Entropy testing and its application to testing Bayesian networks

Part of Advances in Neural Information Processing Systems 37 (NeurIPS 2024) Main Conference Track

Bibtex Paper

Authors

Clément L. Canonne, Joy Qiping Yang

Abstract

This paper studies the problem of \emph{entropy identity testing}: given sample access to a distribution $p$ and a fully described distribution $q$ (both are discrete distributions over the support of size $k$), and the promise that either $p = q$ or $ | H(p) - H(q) | \geqslant \varepsilon$, where $H(\cdot)$ denotes the Shannon entropy, a tester needs to distinguish between the two cases with high probability.

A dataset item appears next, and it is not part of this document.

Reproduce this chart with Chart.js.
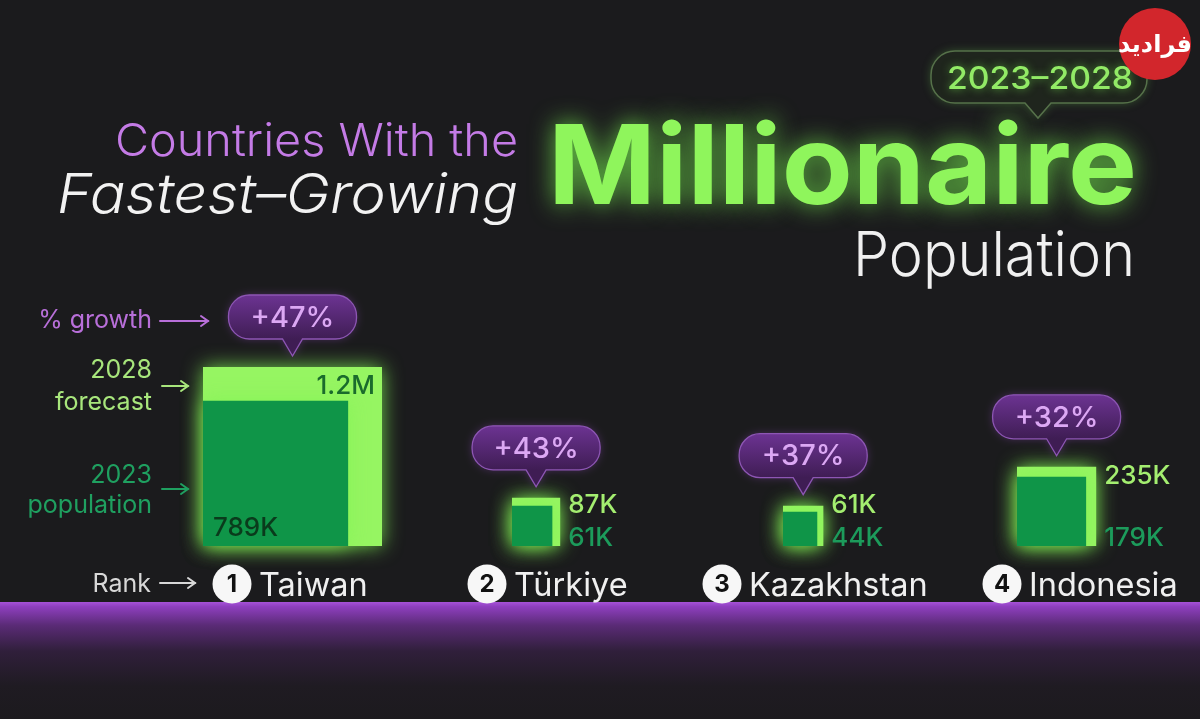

We establish a near-optimal sample complexity bound of $\tilde{\Theta}(\sqrt{k}/\varepsilon + {1}/{\varepsilon^2}$) for this problem, and show how to apply it to the problem of identity testing for in-degree-$d$ $n$-dimensional Bayesian networks, obtaining an upper bound of $\tilde{O}( {2^{d / 2} n^{3/2}}/{\varepsilon^2} + {n^2}/{\varepsilon^4} )$. This improves on the sample complexity bound of $\tilde{O}(2^{d/2}n^2/\varepsilon^4)$ from Canonne, Diakonikolas, Kane, and Stewart (2020), which required an additional assumption on the structure of the (unknown) Bayesian network.